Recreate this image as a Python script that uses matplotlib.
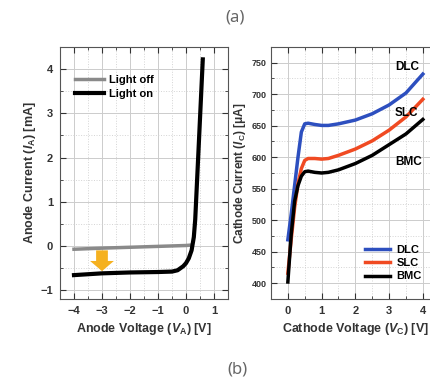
import numpy as np
import matplotlib
matplotlib.use('Agg')
import matplotlib.pyplot as plt
from matplotlib.ticker import MultipleLocator

plt.rcParams['font.family'] = ['Liberation Sans', 'DejaVu Sans']
plt.rcParams['font.weight'] = 'bold'
plt.rcParams['axes.labelweight'] = 'bold'
plt.rcParams['mathtext.fontset'] = 'custom'
plt.rcParams['mathtext.rm'] = 'Liberation Sans:bold'
plt.rcParams['mathtext.it'] = 'Liberation Sans:bold:italic'
plt.rcParams['mathtext.bf'] = 'Liberation Sans:bold'

# (a) anode I-V
va_off = [-4, -3, -2, -1, 0, 0.2]
ia_off = [-0.075, -0.05, -0.03, -0.01, 0.01, 0.02]

va_on = [-4, -3.5, -3, -2, -1, -0.5, -0.3, -0.1, 0, 0.1, 0.2, 0.28, 0.33, 0.36, 0.45, 0.6]
ia_on = [-0.66, -0.64, -0.62, -0.60, -0.59, -0.58, -0.55, -0.46, -0.39, -0.28, -0.1, 0.2, 0.6, 1.0, 2.2, 4.22]

# (b) cathode I-V
vc = [0, 0.1, 0.2, 0.3, 0.4, 0.5, 0.6, 0.8, 1.0, 1.2, 1.5, 2.0, 2.5, 3.0, 3.5, 4.0]
ic_dlc = [469, 510, 555, 600, 640, 653, 654, 652, 650.5, 650.5, 653, 659, 669, 683, 702, 732]
ic_slc = [416, 470, 520, 558, 582, 595, 598, 598, 597, 598, 603, 613, 626, 643, 664, 692]
ic_bmc = [402, 478, 530, 555, 570, 577, 578, 576, 575, 576, 580, 590, 603, 620, 637, 660]
names = ['DLC', 'SLC', 'BMC']
colors = ['#2d4fbf', '#f04a22', '#000000']

fig = plt.figure(figsize=(4.3, 3.82), dpi=100)

def style(ax, xminor, yminor):
    ax.xaxis.set_minor_locator(MultipleLocator(xminor))
    ax.yaxis.set_minor_locator(MultipleLocator(yminor))
    ax.grid(which='major', color='#cccccc', lw=0.7)
    ax.grid(which='minor', color='#d4d4d4', lw=0.7, ls=':')
    ax.tick_params(which='both', direction='in', top=True, right=True,
                   labelsize=8, colors='#333333', pad=5)
    ax.tick_params(which='major', length=4)
    ax.tick_params(which='minor', length=2)
    for s in ax.spines.values():
        s.set_color('#555555')
        s.set_linewidth(0.8)
    for lab in ax.get_xticklabels() + ax.get_yticklabels():
        lab.set_fontweight('bold')

ax1 = fig.add_axes([0.1395, 0.2173, 0.3907, 0.6597])
ax1.plot(va_off, ia_off, color='#8a8a8a', lw=2.5, label='Light off')
ax1.plot(va_on, ia_on, color='black', lw=3, label='Light on')
ax1.arrow(-3, -0.1, 0, -0.47, width=0.42, head_width=0.85, head_length=0.23,
          length_includes_head=True, color='#f5b120', lw=0, zorder=3)
ax1.set_xlim(-4.5, 1.5)
ax1.set_ylim(-1.2, 4.5)
ax1.set_xticks([-4, -3, -2, -1, 0, 1])
ax1.set_yticks([-1, 0, 1, 2, 3, 4])
style(ax1, 0.5, 0.5)
ax1.set_xlabel(r'Anode Voltage ($V_{\mathrm{A}}$) [V]', fontsize=9, color='#333333', labelpad=4)
ax1.set_ylabel(r'Anode Current ($I_{\mathrm{A}}$) [mA]', fontsize=9, color='#333333', labelpad=2)
leg = ax1.legend(loc='upper left', bbox_to_anchor=(0.03, 0.93), frameon=False,
                 fontsize=8, handlelength=2.6, handletextpad=0.5, labelspacing=0.35)
for t in leg.get_texts():
    t.set_fontweight('bold')

ax2 = fig.add_axes([0.6302, 0.2173, 0.3924, 0.6597])
for y, n, c in zip([ic_dlc, ic_slc, ic_bmc], names, colors):
    ax2.plot(vc, y, color=c, lw=2.5, label=n)
ax2.set_xlim(-0.5, 4.5)
ax2.set_ylim(375, 775)
ax2.set_xticks([0, 1, 2, 3, 4])
ax2.set_yticks([400, 450, 500, 550, 600, 650, 700, 750])
style(ax2, 0.5, 25)
ax2.tick_params(axis='y', labelsize=6.5, pad=3)
for lab in ax2.get_yticklabels():
    lab.set_fontweight('bold')
ax2.text(3.55, 743, 'DLC', fontsize=8.5, fontweight='bold', ha='center', va='center')
ax2.text(3.5, 670, 'SLC', fontsize=8.5, fontweight='bold', ha='center', va='center')
ax2.text(3.58, 593, 'BMC', fontsize=8.5, fontweight='bold', ha='center', va='center')
ax2.set_xlabel(r'Cathode Voltage ($V_{\mathrm{C}}$) [V]', fontsize=9, color='#333333', labelpad=4)
ax2.set_ylabel(r'Cathode Current ($I_{\mathrm{C}}$) [$\mathrm{\mu}$A]', fontsize=8.5, color='#333333', labelpad=3)
leg2 = ax2.legend(loc='lower left', bbox_to_anchor=(0.5, 0.03), frameon=False,
                  fontsize=8, handlelength=2.2, handletextpad=0.6, labelspacing=0.3)
for t in leg2.get_texts():
    t.set_fontweight('bold')

fig.text(0.547, 0.955, '(a)', fontsize=12, color='#666666', fontweight='normal',
         family=['Noto Sans', 'DejaVu Sans'], ha='center', va='center')
fig.text(0.553, 0.032, '(b)', fontsize=12, color='#666666', fontweight='normal',
         family=['Noto Sans', 'DejaVu Sans'], ha='center', va='center')

fig.savefig('out.png', dpi=100)
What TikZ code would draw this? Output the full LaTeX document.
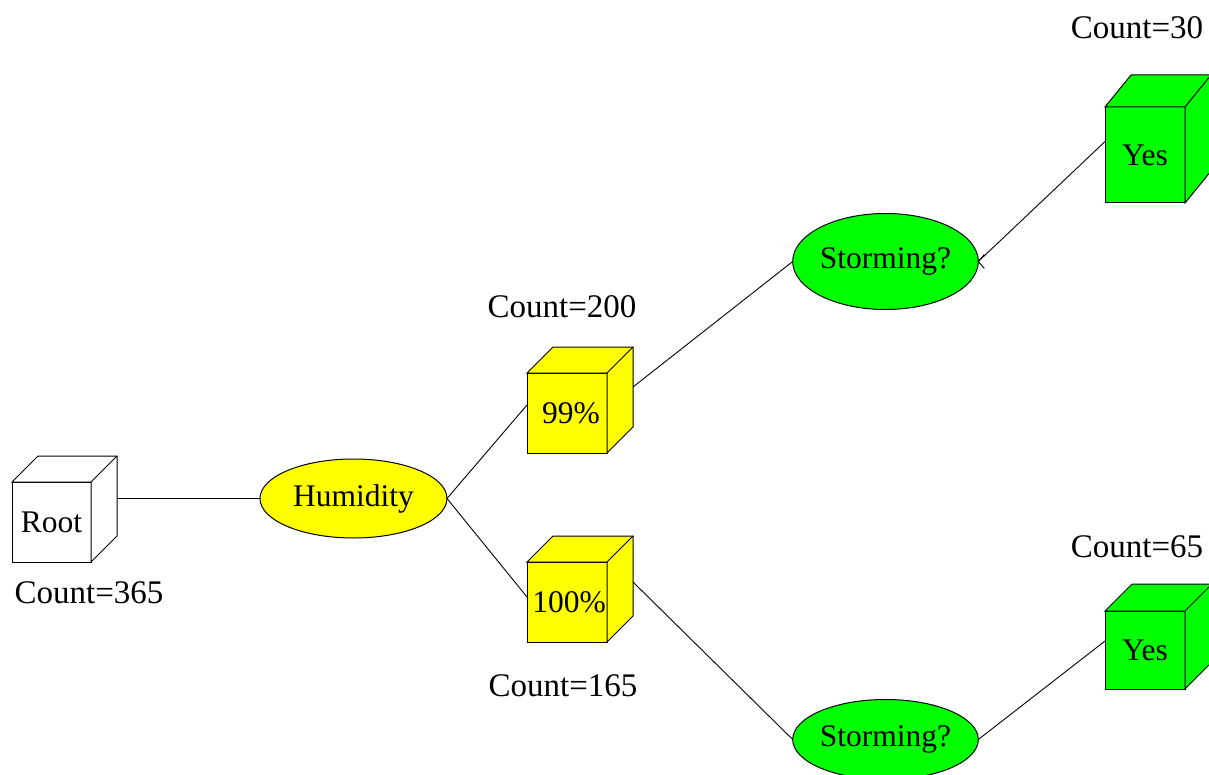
\documentclass[tikz,border=0pt]{standalone}
\usepackage{fontspec}
\setmainfont{Liberation Serif}
\usetikzlibrary{calc,shapes.geometric}
\definecolor{cubeyellow}{RGB}{255,255,0}
\definecolor{cubegreen}{RGB}{0,255,0}
\tikzset{
  face/.style={draw, line width=1pt, inner sep=0pt, outer sep=0pt, line join=miter, font=\fontsize{31.5}{36}\selectfont},
  oval/.style={ellipse, draw, line width=1pt, inner sep=0pt, outer sep=0pt, font=\fontsize{31.5}{36}\selectfont},
  lab/.style={anchor=base, font=\fontsize{33}{40}\selectfont, inner sep=0pt},
  link/.style={line width=0.9pt},
  edge3d/.style={line width=1pt, line join=miter},
}
% name, cx, cy, w, h, dx, dy, colour, text
\newcommand\drawcube[9]{%
  \node[face, fill=#8, minimum width=#4pt, minimum height=#5pt] (#1) at (#2,#3) {#9};
  \draw[edge3d, fill=#8] (#1.north west) -- ++(#6,-#7) -- ++(#4,0) -- ++(0,#5) -- (#1.south east) -- (#1.north east) -- cycle;
  \draw[edge3d] (#1.north east) -- ++(#6,-#7);
  \coordinate (#1-r) at ($(#1.east)+(#6,-#7)$);
}
\begin{document}
\begin{tikzpicture}[x=1pt,y=-1pt]
\useasboundingbox (0,0) rectangle (1209,775);
\clip (0,0) rectangle (1209,775);

% cubes
\drawcube{root}{51.5}{522}{79}{80}{26}{26}{white}{Root}
\drawcube{c99}{567}{413}{80}{80}{26}{26}{cubeyellow}{\hspace*{8pt}99\%}
\drawcube{c100}{567}{602}{80}{80}{26}{26}{cubeyellow}{\hspace*{4pt}100\%}
\drawcube{yes1}{1145}{155}{80}{96}{26}{32}{cubegreen}{Yes}
\drawcube{yes2}{1145}{650}{80}{78}{27}{27}{cubegreen}{Yes}

% ellipses
\node[oval, fill=cubeyellow, minimum width=187pt, minimum height=79pt] (hum) at (353.5,498.5) {Humidity};
\node[oval, fill=cubegreen, minimum width=185pt, minimum height=96pt] (s1) at (885.5,261.5) {Storming?};
\node[oval, fill=cubegreen, minimum width=185pt, minimum height=80pt] (s2) at (885.5,739.5) {Storming?};

% labels
\node[lab] (l365) at (89,603) {Count=365};
\node[lab] (l200) at (562,318) {Count=200};
\node[lab] (l165) at (563,696) {Count=165};
\node[lab] (l30) at (1137,39) {Count=30};
\node[lab] (l65) at (1137,557) {Count=65};

% connectors
\draw[link] (root-r |- hum.west) -- (hum.west);
\draw[link] (hum.east) -- ([yshift=8pt]c99.west);
\draw[link] (hum.east) -- ([yshift=5pt]c100.west);
\draw[link] (c99-r) -- (s1.west);
\draw[link] ([yshift=-6pt]c100-r) -- (s2.west);
\draw[link] ($(yes1.north west)!0.36!(yes1.south west)$) -- (s1.east);
\draw[link] ($(s1.east)+(6,-7)$) -- (s1.east) -- ($(s1.east)+(6,7)$);
\draw[link] ($(yes2.north west)!0.385!(yes2.south west)$) -- (s2.east);
\end{tikzpicture}
\end{document}
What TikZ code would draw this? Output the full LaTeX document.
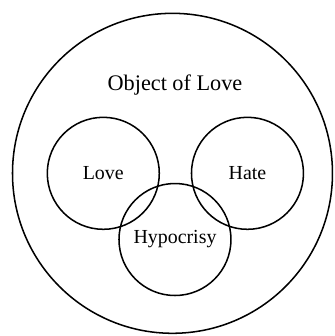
\documentclass[tikz,border=0pt]{standalone}
\usepackage{fontspec}
\setmainfont{Liberation Serif}
\usetikzlibrary{positioning}

\begin{document}
\begin{tikzpicture}[
  ring/.style={circle,draw,line width=1.3pt,inner sep=0pt,minimum size=3.36cm,
    font=\fontsize{17}{20}\selectfont},
  title/.style={font=\fontsize{19}{23}\selectfont}]
\useasboundingbox (-5.175,-4.881) rectangle (4.875,5.2);
\node[circle,draw,line width=1.3pt,minimum size=9.6cm] (object) at (0,0) {};
\node[title] (objtext) at (0.075,2.65) {Object of Love};
\node[ring] (love) at (-2.076,0) {Love};
\node[ring] (hate) at (2.25,0) {Hate};
\node[ring] (hypo) at (0.075,-1.986) {Hypocrisy};
\end{tikzpicture}
\end{document}
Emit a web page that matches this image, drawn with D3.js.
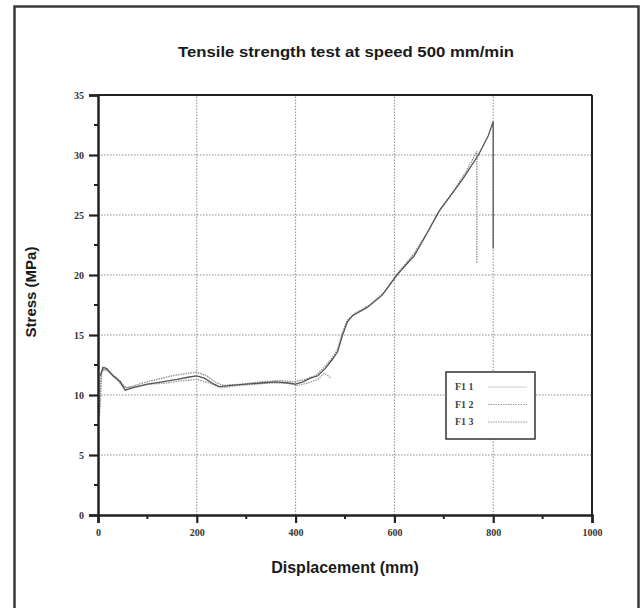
<!DOCTYPE html>
<html>
<head>
<meta charset="utf-8">
<script src="https://cdn.jsdelivr.net/npm/d3@7"></script>
<style>
  body { margin: 0; background: #fff; }
  svg { display: block; }
</style>
</head>
<body>
<svg width="643" height="608"></svg>
<script>
// Data (displacement mm, stress MPa)
const series1 = [
  [5, 11.6], [10, 12.3], [18, 12.2], [30, 11.6], [45, 11.1], [55, 10.4], [70, 10.6],
  [100, 10.9], [130, 11.1], [160, 11.3], [185, 11.5], [200, 11.6], [215, 11.4],
  [235, 10.9], [245, 10.7], [270, 10.8], [300, 10.9], [330, 11.0], [360, 11.1],
  [385, 11.0], [400, 10.9], [415, 11.1], [430, 11.4], [445, 11.6], [460, 12.2],
  [475, 13.0], [485, 13.6], [495, 15.0], [505, 16.1], [515, 16.6], [545, 17.3],
  [575, 18.3], [605, 20.0], [640, 21.6], [665, 23.4], [690, 25.3], [710, 26.4],
  [740, 28.1], [770, 30.0], [790, 31.6], [800, 32.8], [800, 22.2]
];
const series2 = [
  [3, 8.2], [6, 11.8], [12, 12.2], [22, 12.0], [35, 11.5], [50, 10.7], [60, 10.6],
  [90, 11.0], [120, 11.3], [150, 11.6], [180, 11.8], [200, 11.9], [220, 11.6],
  [240, 11.0], [255, 10.8], [290, 10.9], [330, 11.1], [370, 11.2], [395, 11.1],
  [420, 11.3], [440, 11.6], [458, 12.3], [472, 13.0], [484, 13.7], [494, 15.1],
  [504, 16.2], [520, 16.8], [550, 17.5], [580, 18.6], [610, 20.3], [640, 21.8],
  [670, 23.8], [695, 25.6], [720, 27.0], [745, 28.6], [767, 30.3], [767, 21.0]
];
const series3 = [
  [4, 9.0], [8, 12.0], [16, 12.1], [28, 11.7], [42, 11.3], [56, 10.6], [75, 10.7],
  [105, 10.9], [140, 11.0], [170, 11.2], [200, 11.3], [225, 11.0], [250, 10.6],
  [285, 10.8], [320, 10.9], [350, 11.0], [380, 11.0], [405, 10.8], [425, 11.0],
  [445, 11.3], [458, 11.8], [466, 11.6], [472, 11.4]
];
const legendLabels = ["F1 1", "F1 2", "F1 3"];
const xTicks = [0, 200, 400, 600, 800, 1000];
const yTicks = [0, 5, 10, 15, 20, 25, 30, 35];

const svg = d3.select("svg");
const serif = "'Liberation Serif', 'DejaVu Serif', serif";
const sans = "'Liberation Sans', Arial, sans-serif";

// outer frame
svg.append("rect")
  .attr("x", 14.5).attr("y", 6.5)
  .attr("width", 624).attr("height", 640)
  .attr("fill", "#fff")
  .attr("stroke", "#3a3a3a")
  .attr("stroke-width", 2.5);

// Scales
const x = d3.scaleLinear().domain([0, 1000]).range([98, 592]);
const y = d3.scaleLinear().domain([0, 35]).range([515, 95]);

// Grid
const grid = svg.append("g").attr("stroke", "#8a8a8a").attr("stroke-width", 1)
  .attr("stroke-dasharray", "1.5,1.5");
grid.selectAll(".gx").data(xTicks.slice(1, -1)).join("line")
  .attr("x1", d => x(d)).attr("x2", d => x(d))
  .attr("y1", y(0)).attr("y2", y(35));
grid.selectAll(".gy").data(yTicks.slice(1, -1)).join("line")
  .attr("x1", x(0)).attr("x2", x(1000))
  .attr("y1", d => y(d)).attr("y2", d => y(d));

// Curves
const line = d3.line().x(d => x(d[0])).y(d => y(d[1]));
svg.append("path").datum(series3).attr("d", line)
  .attr("fill", "none").attr("stroke", "#9a9a9a").attr("stroke-width", 1.3)
  .attr("stroke-dasharray", "1.5,1");
svg.append("path").datum(series2).attr("d", line)
  .attr("fill", "none").attr("stroke", "#8c8c8c").attr("stroke-width", 1.3)
  .attr("stroke-dasharray", "1.5,1");
svg.append("path").datum(series1).attr("d", line)
  .attr("fill", "none").attr("stroke", "#555").attr("stroke-width", 1.3);

// Frame top / right
svg.append("line").attr("x1", x(0)).attr("x2", x(1000)).attr("y1", y(35)).attr("y2", y(35))
  .attr("stroke", "#222").attr("stroke-width", 2);
svg.append("line").attr("x1", x(1000)).attr("x2", x(1000)).attr("y1", y(35)).attr("y2", y(0))
  .attr("stroke", "#222").attr("stroke-width", 2);

// Axes
const xAxis = d3.axisBottom(x).tickValues(xTicks).tickFormat(d3.format("d"))
  .tickSize(8).tickPadding(6);
const yAxis = d3.axisLeft(y).tickValues(yTicks).tickSize(9).tickPadding(5);
const gx = svg.append("g").attr("transform", `translate(0,${y(0)})`).call(xAxis);
const gy = svg.append("g").attr("transform", `translate(${x(0)},0)`).call(yAxis);
// minor ticks
gx.selectAll(".minor").data(d3.range(100, 1000, 200)).join("line")
  .attr("x1", d => x(d)).attr("x2", d => x(d)).attr("y1", 0).attr("y2", 4)
  .attr("stroke", "#222").attr("stroke-width", 2);
gy.selectAll(".minor").data(d3.range(2.5, 35, 5)).join("line")
  .attr("x1", 0).attr("x2", -4).attr("y1", d => y(d)).attr("y2", d => y(d))
  .attr("stroke", "#222").attr("stroke-width", 2);
[gx, gy].forEach(g => {
  g.select(".domain").attr("stroke", "#222").attr("stroke-width", 2.5);
  g.selectAll(".tick line").attr("stroke", "#222").attr("stroke-width", 2.2);
  g.selectAll("text").attr("font-family", serif).attr("font-weight", "bold")
    .attr("font-size", 10).attr("fill", "#333");
});

// Titles
svg.append("text").attr("x", 346).attr("y", 57).attr("text-anchor", "middle")
  .attr("font-family", sans).attr("font-weight", "bold").attr("font-size", 15)
  .attr("textLength", 336).attr("lengthAdjust", "spacingAndGlyphs")
  .attr("fill", "#1a1a1a")
  .text("Tensile strength test at speed 500 mm/min");
svg.append("text").attr("x", 345).attr("y", 573).attr("text-anchor", "middle")
  .attr("font-family", sans).attr("font-weight", "bold").attr("font-size", 16)
  .attr("fill", "#1a1a1a")
  .text("Displacement (mm)");
svg.append("text").attr("transform", "translate(36,292) rotate(-90)")
  .attr("text-anchor", "middle")
  .attr("font-family", sans).attr("font-weight", "bold").attr("font-size", 15)
  .attr("fill", "#1a1a1a")
  .text("Stress (MPa)");

// Legend
const legend = svg.append("g");
legend.append("rect").attr("x", 446).attr("y", 372).attr("width", 89).attr("height", 67)
  .attr("fill", "#fff").attr("stroke", "#333").attr("stroke-width", 1.5);
const styles = [
  { stroke: "#cfcfcf", dash: null },
  { stroke: "#9a9a9a", dash: "1.5,1" },
  { stroke: "#9a9a9a", dash: "1.5,1" }
];
legendLabels.forEach((lab, i) => {
  const ly = 390 + i * 17.5;
  legend.append("text").attr("x", 455).attr("y", ly)
    .attr("font-family", serif).attr("font-weight", "bold").attr("font-size", 10)
    .attr("fill", "#444").text(lab);
  legend.append("line").attr("x1", 488).attr("x2", 527).attr("y1", ly - 3).attr("y2", ly - 3)
    .attr("stroke", styles[i].stroke).attr("stroke-width", 1.2)
    .attr("stroke-dasharray", styles[i].dash);
});
</script>
</body>
</html>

▸ **TASK TO COMPLETE**
Take the material above from its first line through the line holding "from matplotlib.ticker import MultipleLocator" and set it down exactly, without the pictures.

▸ **PROBLEM SOLUTION**
Recreate this image as a Python script that uses matplotlib.
import numpy as np
import matplotlib
matplotlib.use('Agg')
import matplotlib.pyplot as plt
from matplotlib.ticker import MultipleLocator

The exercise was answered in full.